Problems adding a RooMappedCategory column to RooDataSet and running reduce

In order to calculate global significances, I’m trying to fit multiple models (different signal mass hypotheses) to a single set of toy datasets generated (by AsymptoticCalculator) using one of these models with signal strength set to 0.

I have some mass hypotheses that channel A is sensitive to, some that channel B is sensitive to, and some that both are sensitive to (where each of these contain two or three sub-channels). I’m trying to deal with this by generating the toy datasets using one of the models that use both channels then selecting the appropriate subset for the other two kinds of models by translating a RooCategory using a RooMappedCategory in RooDataSet::addColumn, then reducing the dataset using RooDataSet::reduce.

I’m running into two problems:

  1. The RooMappedCategory always returns the index corresponding to one particular original category name (“resolved_4b_2018”, or “NotMapped” if I don’t add that category to the map list) regardless of the original category for each “event” (really, histogram bin since this is a HistFactory analysis)
  2. Once I run reduce I lose the weights on the dataset (so in this case, the histogram bin values)

On further investigation, I think the first problem is because RooMappedCategory's _inputCat isn’t being updated for each event (which I think should be done by redirectServers).
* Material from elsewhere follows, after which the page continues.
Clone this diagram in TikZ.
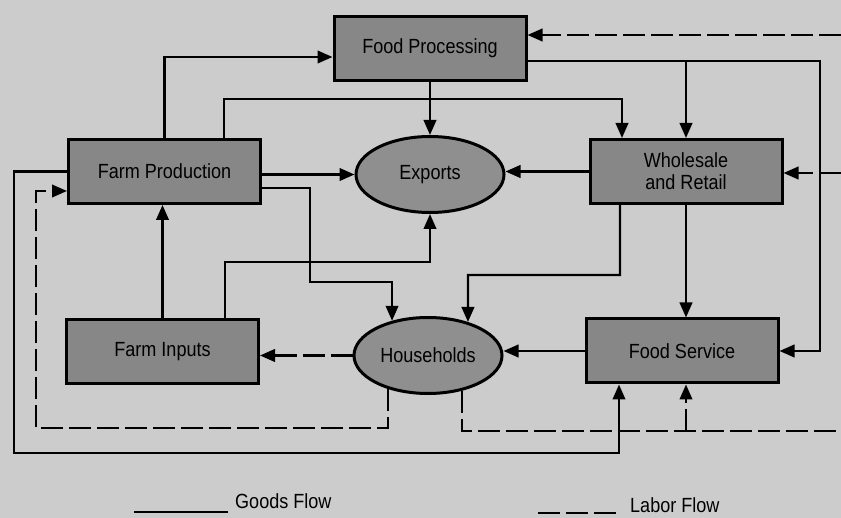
\documentclass[tikz,border=0pt]{standalone}
\usepackage{fontspec}
\setmainfont{Liberation Sans}[FakeStretch=0.88]
\usetikzlibrary{arrows.meta, shapes.geometric, calc}

\definecolor{paper}{gray}{0.80}
\definecolor{sectorgray}{gray}{0.53}
\definecolor{marketgray}{gray}{0.56}

\tikzset{
  sector/.style={draw, line width=3pt, fill=sectorgray, minimum width=192pt, minimum height=64pt, inner sep=0pt, align=center, font=\fontsize{20.5}{22}\selectfont},
  market/.style={ellipse, draw, line width=3pt, fill=marketgray, minimum width=148pt, minimum height=76pt, inner sep=0pt, font=\fontsize{20.5}{22}\selectfont},
  flowline/.style={line width=2.4pt},
  goods/.style={flowline, -{Triangle[length=15pt,width=12.5pt]}},
  laborline/.style={flowline, dash pattern=on 22pt off 6pt},
  labor/.style={goods, laborline},
  keytext/.style={anchor=west, inner sep=0pt, font=\fontsize{20.5}{22}\selectfont}
}

\begin{document}
\begin{tikzpicture}[x=1pt, y=-1pt]
      \path[use as bounding box, fill=paper] (0,0) rectangle (841,518);

      \node[sector] (proc) at (430,48.5) {Food Processing};
      \node[sector] (farm) at (164.5,171.5) {Farm Production};
      \node[market] (exp) at (430,174.5) {Exports};
      \node[sector] (whole) at (686,171.5) {Wholesale\\and Retail};
      \node[sector] (inputs) at (162.5,351.5) {Farm Inputs};
      \node[market] (house) at (428,355.5) {Households};
      \node[sector] (serv) at (682,351) {Food Service};

      \coordinate (edgeA) at (841,35);
      \coordinate (edgeB) at (841,173);
      \coordinate (edgeC) at (841,431);

      \draw[goods] (farm.north) |- (proc.west |- 0,57);
      \draw[goods] (farm.north -| 224,0) |- (622,99) -- (whole.north -| 622,0);
      \draw[goods] (proc.south) -- (exp.north);
      \draw[goods] (proc.east |- 0,61) -| (serv.east -| 820,0) -- (serv.east);
      \draw[goods] (whole.north |- 0,61) -- (whole.north);
      \draw[goods] (farm.east |- exp.west) -- (exp.west);
      \draw[goods] (farm.east |- 0,188) -| (310,282) -| (house.136);
      \draw[goods] (whole.south -| 620,0) |- (468,275) -- (house.40);
      \draw[goods] (whole.south) -- (whole.south |- serv.north);
      \draw[goods] (whole.west) -- (exp.east |- whole.west);
      \draw[goods] (inputs.north) -- (inputs.north |- farm.south);
      \draw[goods] (inputs.north -| 225,0) |- (430,262) -- (exp.south);
      \draw[goods] (serv.west) -- (house.east |- serv.west);
      \draw[goods] (farm.west) -| (14,453) -| (serv.south -| 619,0);

      \draw[labor] (edgeA) -- (proc.east |- edgeA);
      \draw[labor] (edgeB) -- (whole.east |- edgeB);
      \draw[labor] (house.west) -- (inputs.east |- house.west);
      \draw[labor] (house.220) |- (36,428) |- (farm.west |- 0,191);
      \draw[laborline] (house.314) |- (edgeC);
      \draw[labor] (whole.south |- edgeC) -- (whole.south |- serv.south);

      \coordinate (goodsA) at (134,512);
      \coordinate (goodsB) at (228,512);
      \draw[flowline] (goodsA) -- (goodsB);
      \node[keytext] (goodskey) at (235,501) {Goods Flow};
      \coordinate (laborA) at (538,513);
      \coordinate (laborB) at (621,513);
      \draw[laborline] (laborA) -- (laborB);
      \node[keytext] (laborkey) at (630,505) {Labor Flow};
    \end{tikzpicture}
\end{document}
Does anyone have any insight into these problems?

Hi @beojan ,
thank you for taking a deeper look. I think we need @moneta or @jonas for this one.

Cheers,
Enrico

Hi @beojan!

Is is possible that you provide us the code and optimally also the data to reproduce your problem? That would greatly help me to answer your question.

Thanks!
Jonas

The code is here:

    sig_type = pattern.match(str(fname)).group(1)
    mass = int(pattern.match(str(fname)).group(2))
    f = ROOT.TFile.Open(str(fname))
    w = f.Get("combWS")
    sb = w.obj("ModelConfig")
    if toy < 0:
        data = w.data("combData")
    else:
        f2 = ROOT.TFile.Open("toys.root")
        w_toys = f2.Get("toys")
        # Need to rename things to match the ModelConfig
        data_orig = w_toys.data(f"toyData_{toy}")
        data_orig.sumEntries()
        print(data_orig.weight(), data_orig.weightError())
        print("data_orig ", data_orig)
        print(f"{data_orig.isWeighted()=}")
        data_orig.Print()
        print("\n".join([varToStr(x) for x in data_orig.get()]))
        obs = sb.GetObservables()
        obs.Print()
        cat_var = "combCat"
        cat_col = obs.selectByName("combCat")
        if cat_col.getSize() != 1:
            cat_col = obs.selectByName("channelCat")
            if cat_col.getSize() != 1:
                print("Error: No category var found in ModelConfig")
                return 0
            cat_var = "channelCat"
        cat = cat_col.first()
        toy_cats = data_orig.get().selectByName("combCat")
        toy_cats.Print()
        toy_cat = toy_cats.first()
        print(varToStr(cat))
        print(varToStr(toy_cat))
        map_cat = ROOT.RooMappedCategory(cat_var, cat_var, toy_cat, "NotMapped", 1000)
        for cat, idx in cat.states():
            print(cat, idx)
            if cat[0] == "r":
                suffix = "resolved"
            else:
                suffix = "boosted"
            map_cat.map(
                f"combCat_{cat}_{suffix}".encode("ascii"), cat.encode("ascii"), idx
            )
        print(varToStr(map_cat))
        print("Mapping cats")
        map_cat.Print()
        data_orig.addColumn(map_cat)
        print("Renaming Variables")
        # # Rename combCat in the dataset so we can reuse that name
        # data_orig.changeObservableName("combCat", "oldCombCat")
        print("New data_orig", data_orig)
        data_orig.Print()
        t = data_orig.GetClonedTree()
        t.Scan()
        # data = data_orig.reduce(obs, f"{cat_var}!={cat_var}::NotMapped")
        data = data_orig.reduce(
            obs
        )  # , f"oldCombCat!=oldCombCat::combCat_resolved_4b_2018_resolved")
        print("New data", data)
        data.Print()
        return 0

Data is unfortunately more of a problem since these are workspaces from an unblinded ATLAS analysis.

EDIT: It’s not really important, but here’s varToStr:

def varToStr(var):
    if isinstance(var, ROOT.RooAbsCategory):
        states = {}
        for k, v in var:
            states[v] = k
        return f"{var.GetName()}: {states[var.getCurrentIndex()]} {states}"
    else:
        bins = var.getBinning()
        return (
            f"{var.GetName()}: {var.getValV()} ({var.getMin()}, {var.getMax()})"
            f" [|{bins.lowBound()}, {bins.highBound()}, {bins.numBins()}|]"
        )

This topic was automatically closed 14 days after the last reply. New replies are no longer allowed.